Some records |
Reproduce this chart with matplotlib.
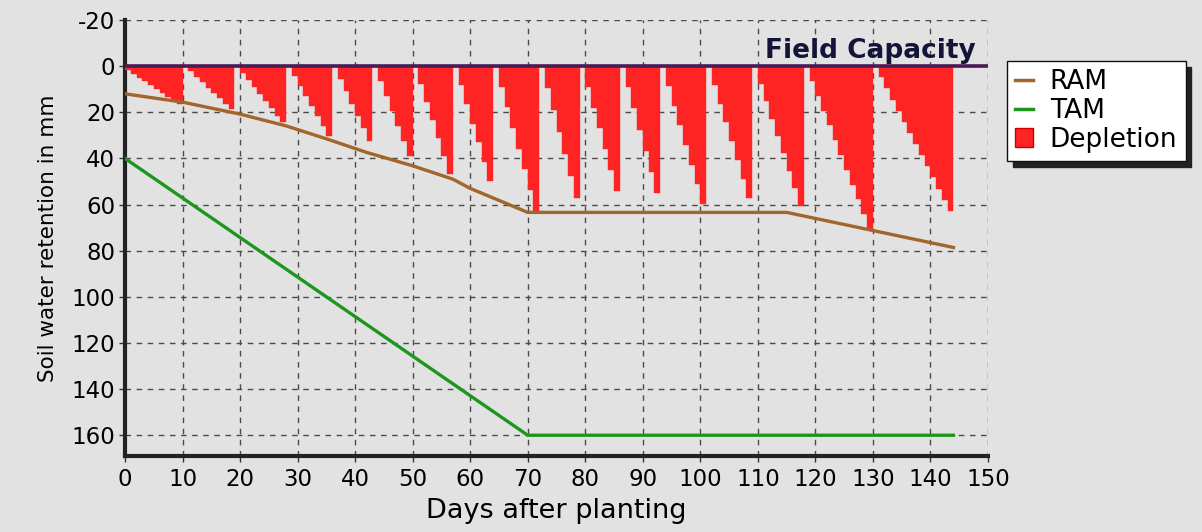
import matplotlib
matplotlib.use("Agg")
import matplotlib.pyplot as plt
from matplotlib.lines import Line2D
from matplotlib.patches import Patch
import numpy as np

# Daily soil-water depletion below field capacity (mm), days 1..144
depletion_mm = [
    1.7, 3.3, 5.0, 6.6, 8.3, 9.9, 11.6, 13.2, 14.9, 16.5,          # days 1-10
    0.0,
    2.3, 4.7, 7.0, 9.3, 11.6, 14.0, 16.3, 18.6,                     # days 12-19
    0.0,
    3.1, 6.1, 9.2, 12.2, 15.3, 18.3, 21.4, 24.4,                    # days 21-28
    0.0,
    4.3, 8.6, 12.9, 17.3, 21.6, 25.9, 30.2,                         # days 30-36
    0.0,
    5.4, 10.8, 16.2, 21.6, 27.0, 32.4,                              # days 38-43
    0.0,
    6.5, 13.0, 19.5, 25.9, 32.4, 38.9,                              # days 45-50
    0.0,
    7.8, 15.6, 23.4, 31.2, 39.0, 46.8,                              # days 52-57
    0.0,
    8.3, 16.6, 24.9, 33.1, 41.4, 49.7,                              # days 59-64
    0.0,
    9.0, 17.9, 26.9, 35.8, 44.8, 53.7, 62.7,                        # days 66-72
    0.0,
    9.5, 19.0, 28.5, 38.0, 47.5, 57.0,                              # days 74-79
    0.0,
    9.0, 18.0, 27.0, 36.0, 45.0, 54.0,                              # days 81-86
    0.0,
    9.2, 18.3, 27.5, 36.7, 45.8, 55.0,                              # days 88-93
    0.0,
    8.5, 17.1, 25.6, 34.2, 42.7, 51.3, 59.8,                        # days 95-101
    0.0,
    8.1, 16.3, 24.4, 32.6, 40.7, 48.9, 57.0,                        # days 103-109
    0.0,
    7.6, 15.1, 22.7, 30.3, 37.8, 45.4, 52.9, 60.5,                  # days 111-118
    0.0,
    6.4, 12.9, 19.3, 25.7, 32.1, 38.6, 45.0, 51.4, 57.8, 64.3, 70.7,  # days 120-130
    0.0,
    4.8, 9.6, 14.5, 19.3, 24.1, 28.9, 33.8, 38.6, 43.4, 48.2, 53.1, 57.9, 62.7,  # days 132-144
]
days = list(range(1, len(depletion_mm) + 1))

# Readily available moisture (RAM) and total available moisture (TAM)
ram_days = [0, 10, 20, 28, 35, 42, 50, 57, 60, 70, 115, 144]
ram_mm = [12.0, 15.6, 20.8, 25.9, 31.5, 37.4, 43.2, 49.0, 53.0, 63.4, 63.4, 78.6]
tam_days = [0, 70, 144]
tam_mm = [40.0, 160.0, 160.0]

x_ticks = list(range(0, 151, 10))
y_ticks = list(range(-20, 161, 20))

BG = "#e2e2e2"
plt.rcParams["font.family"] = ["DejaVu Sans"]
plt.rcParams["axes.unicode_minus"] = False

fig = plt.figure(figsize=(12.02, 5.32), dpi=100, facecolor=BG)
ax = fig.add_axes([125 / 1202, 1 - 456 / 532, (988 - 125) / 1202, (456 - 20) / 532])
ax.set_facecolor(BG)

# Depletion bars hang down from field capacity
ax.bar(np.array(days) - 1, depletion_mm, width=1.0, align="edge",
       color="#ff2424", edgecolor="#ff2424", linewidth=0.3, zorder=3)

# Field capacity reference line
ax.axhline(0, color="#4a1a55", linewidth=2.6, zorder=4)
ax.text(147.8, -1.0, "Field Capacity", ha="right", va="bottom",
        fontsize=19, fontweight="bold", color="#141438", zorder=5)

ax.plot(ram_days, ram_mm, color="#a2652b", linewidth=2.4, zorder=5)
ax.plot(tam_days, tam_mm, color="#1e961e", linewidth=2.4, zorder=5)

ax.set_xlim(0, 150)
ax.set_ylim(169, -20)
ax.set_xticks(x_ticks)
ax.set_yticks(y_ticks)
ax.tick_params(axis="both", labelsize=16.5, length=4, width=1, color="#333333")
ax.tick_params(axis="y", pad=3)
ax.tick_params(axis="x", pad=5)

ax.grid(True, color="#4a4a4a", linestyle=(0, (4, 4)), linewidth=1.0, zorder=1)
ax.set_axisbelow(True)
for side in ("top", "right"):
    ax.spines[side].set_visible(False)
for side in ("left", "bottom"):
    ax.spines[side].set_linewidth(3)
    ax.spines[side].set_color("#222222")

ax.set_xlabel("Days after planting", fontsize=19.5, labelpad=5)
ax.set_ylabel("Soil water retention in mm", fontsize=15.5, labelpad=10)

handles = [
    Line2D([0], [0], color="#a2652b", linewidth=2.5),
    Line2D([0], [0], color="#1e961e", linewidth=2.5),
    Patch(facecolor="#ff2424", edgecolor="#cc0000"),
]
leg = fig.legend(handles, ["RAM", "TAM", "Depletion"],
                 loc="upper left", bbox_to_anchor=(1007 / 1202, 1 - 61 / 532),
                 bbox_transform=fig.transFigure, borderaxespad=0,
                 fontsize=19, handlelength=0.65, handletextpad=0.65,
                 labelspacing=0.1, borderpad=0.32, fancybox=False,
                 framealpha=1, edgecolor="#111111",
                 shadow={"color": "#222222", "alpha": 1.0, "ox": 4, "oy": -4})
leg.get_frame().set_linewidth(1.0)

fig.savefig("out.png", dpi=100, facecolor=BG)
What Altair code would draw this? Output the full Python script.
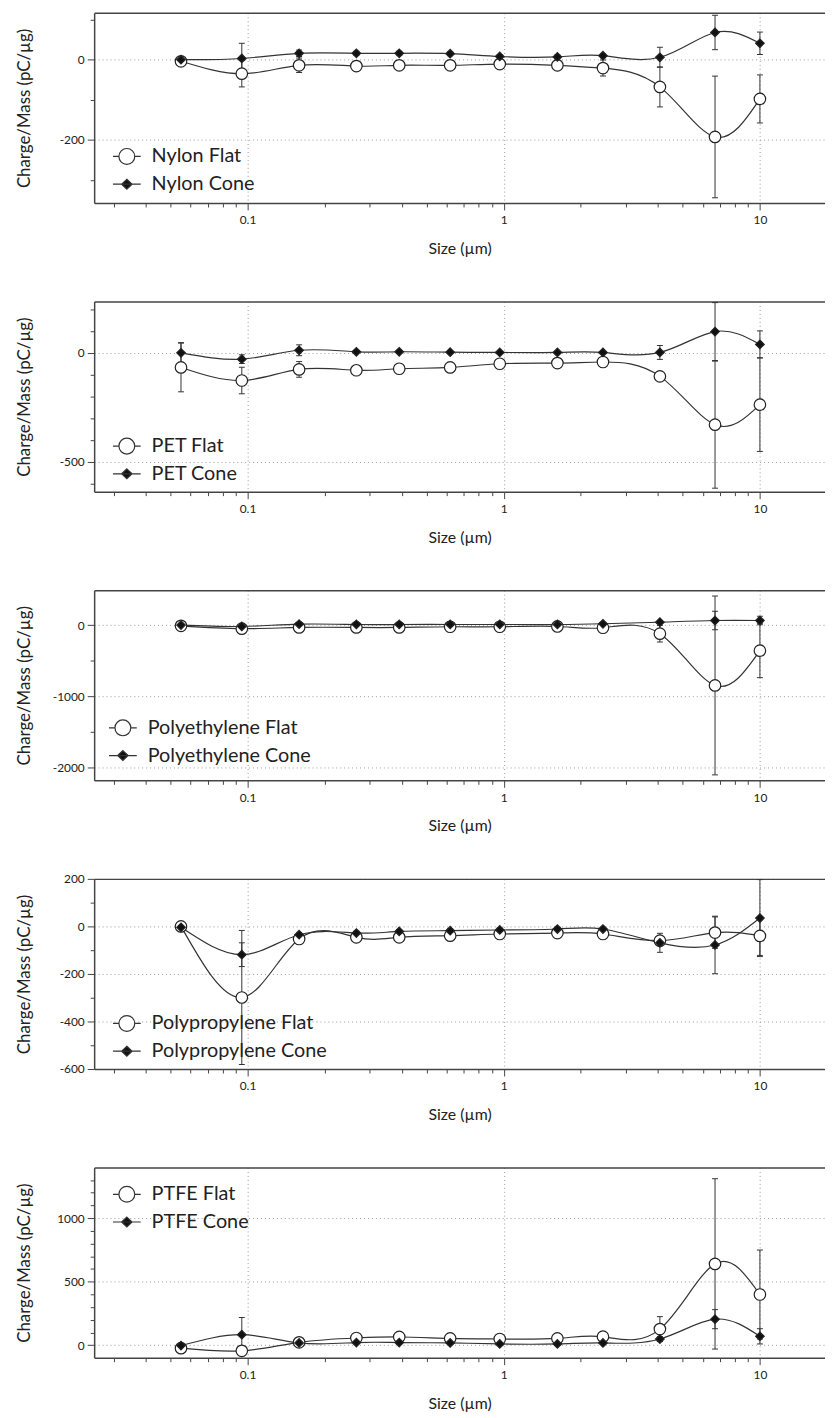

TASK DETAILS |
Exactly as they appear, print the lines of the listing above from its first line through the line that contains "import numpy as np", minus the pictures.

ANSWER TO THE TASK |
Reproduce this chart with matplotlib.
import matplotlib
matplotlib.use("Agg")
import matplotlib.pyplot as plt
from matplotlib.lines import Line2D
from matplotlib.patches import Patch
import numpy as np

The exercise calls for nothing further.